When picking stocks, the San Francisco-based firm's 18 managers and 23 analysts favor growing companies at bargain prices and with enough financial strength to carry them through temporary problems. Says Pohl: "The impossible dream is to find something in a growth industry, with a dominant market share, a shareholder-oriented management team, and in an easy business to defend against new entrants -- and then buy the stock for some incredibly cheap price." The strategy doesn't always work -- witness Dodge & Cox's huge stake in the shares of Hewlett-Packard, which has turned out to be a value trip of the highest order.
Recently, Balanced's biggest stock-sector weightings were in financials, technology and health care. Balanced is overweight in drug stocks, despite a recent rash of patent losses.

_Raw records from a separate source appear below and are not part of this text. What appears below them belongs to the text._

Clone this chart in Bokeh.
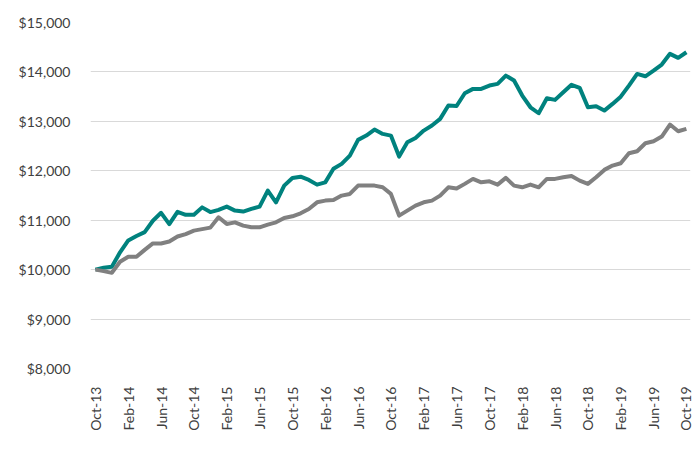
import math
from bokeh.plotting import figure
from bokeh.models import (ColumnDataSource, FixedTicker, NumeralTickFormatter,
                          Legend, LegendItem, Range1d)
from bokeh.embed import file_html
from bokeh.resources import INLINE

# Month index 0 = Oct-13 ... 72 = Oct-19
tick_positions = [0, 4, 8, 12, 16, 20, 24, 28, 32, 36, 40, 44, 48, 52, 56, 60, 64, 68, 72]
tick_labels = ["Oct-13", "Feb-14", "Jun-14", "Oct-14", "Feb-15", "Jun-15", "Oct-15",
               "Feb-16", "Jun-16", "Oct-16", "Feb-17", "Jun-17", "Oct-17", "Feb-18",
               "Jun-18", "Oct-18", "Feb-19", "Jun-19", "Oct-19"]

overlay = [10000, 10040, 10060, 10350, 10590, 10680, 10760, 10990, 11150, 10920,
           11170, 11110, 11110, 11260, 11165, 11210, 11275, 11195, 11175, 11230,
           11275, 11600, 11360, 11700, 11855, 11880, 11815, 11720, 11765, 12040,
           12140, 12307, 12625, 12712, 12834, 12746, 12712, 12287, 12577, 12665,
           12813, 12915, 13050, 13320, 13310, 13569, 13657, 13657, 13724, 13758,
           13926, 13825, 13522, 13285, 13164, 13467, 13434, 13589, 13740, 13677,
           13285, 13305, 13218, 13353, 13500, 13724, 13960, 13912, 14028, 14150,
           14366, 14285, 14398]

index = [10000, 9970, 9935, 10160, 10260, 10260, 10400, 10530, 10530, 10570,
         10670, 10720, 10790, 10820, 10850, 11060, 10925, 10957, 10890, 10856,
         10856, 10910, 10957, 11046, 11079, 11140, 11228, 11362, 11397, 11410,
         11498, 11532, 11700, 11700, 11700, 11666, 11532, 11093, 11194, 11295,
         11362, 11397, 11498, 11666, 11640, 11735, 11836, 11767, 11787, 11720,
         11856, 11700, 11666, 11720, 11666, 11836, 11836, 11869, 11895, 11801,
         11735, 11869, 12018, 12105, 12152, 12354, 12395, 12557, 12597, 12692,
         12935, 12800, 12848]

months = list(range(len(overlay)))

series_names = ["Municipal Bond + Overlay (net)", "Bloomberg Barclays Municipal Bond Index"]
colors = ["#00827E", "#808080"]

FONT = "Lato"
TEXT = "#404040"

p = figure(frame_width=600, frame_height=346, output_backend="svg", toolbar_location=None,
           x_range=Range1d(-0.6, 72.5), y_range=Range1d(8000, 15000),
           min_border_left=90, min_border_right=3, min_border_top=22,
           min_border_bottom=92)
p.outline_line_color = None
p.background_fill_color = "white"

src = ColumnDataSource(dict(x=months, a=overlay, b=index))
r1 = p.line("x", "a", source=src, line_color=colors[0], line_width=4, line_join="round")
r2 = p.line("x", "b", source=src, line_color=colors[1], line_width=4, line_join="round")

# y axis
p.yaxis.ticker = FixedTicker(ticks=[8000, 9000, 10000, 11000, 12000, 13000, 14000, 15000])
p.yaxis.formatter = NumeralTickFormatter(format="$0,0")
p.yaxis.axis_line_color = None
p.yaxis.major_tick_line_color = None
p.yaxis.minor_tick_line_color = None
p.yaxis.major_label_standoff = 14
p.yaxis.major_label_text_font = FONT
p.yaxis.major_label_text_font_size = "14px"
p.yaxis.major_label_text_color = TEXT

# x axis
p.xaxis.ticker = FixedTicker(ticks=tick_positions)
p.xaxis.major_label_overrides = {t: l for t, l in zip(tick_positions, tick_labels)}
p.xaxis.major_label_orientation = math.pi / 2
p.xaxis.axis_line_color = None
p.xaxis.major_tick_line_color = None
p.xaxis.minor_tick_line_color = None
p.xaxis.major_label_standoff = 12
p.xaxis.major_label_text_font = FONT
p.xaxis.major_label_text_font_size = "14px"
p.xaxis.major_label_text_color = TEXT

p.xgrid.grid_line_color = None
p.ygrid.grid_line_color = "#d9d9d9"
p.ygrid.grid_line_width = 1

legend = Legend(items=[LegendItem(label=series_names[0], renderers=[r1]),
                       LegendItem(label=series_names[1], renderers=[r2])],
                orientation="horizontal", location=(-32, -92))
legend.label_text_font = FONT
legend.label_text_font_size = "15.5px"
legend.label_text_color = TEXT
legend.glyph_width = 32
legend.label_standoff = 2
legend.spacing = 24
legend.border_line_color = None
legend.background_fill_alpha = 0
legend.padding = 0
legend.margin = 0
p.add_layout(legend, "center")

open("out.html", "w").write(file_html(p, INLINE))
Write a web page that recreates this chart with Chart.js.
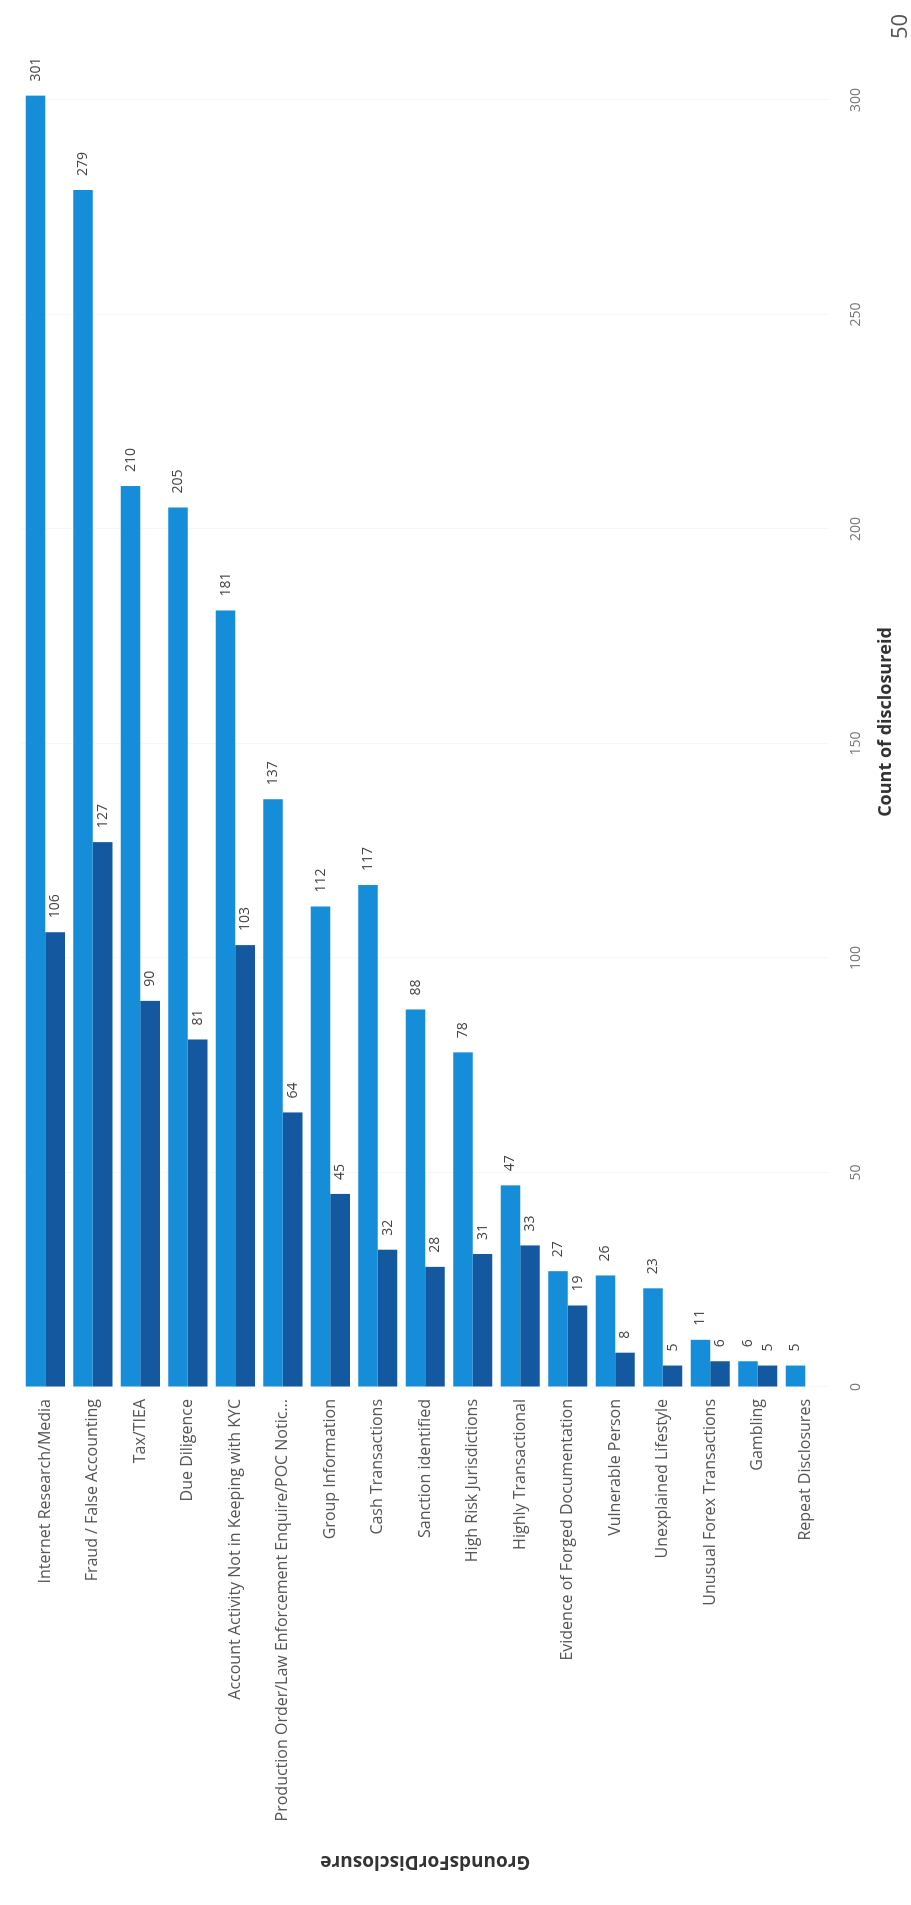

The rate of patent expirations is slowing, Pohl says, and the arrival of new drugs should boost the earnings of pharmaceutical companies.
Balanced's bond holdings account for a slim 23% of its portfolio. At last report, 38% of the bonds was in investment-grade corporate debt, and 25% was in government-agency mortgage securities. The average duration of the bond portfolio is 3.5 years, leaving it modestly vulnerable to rising interest rates. (A one-percentage-point rise in rates should cause the fund's bonds to decline about 3.5% in value.) But if rates rise because the economy is improving, Dodge & Cox's heavy allocation to stocks could still win the day.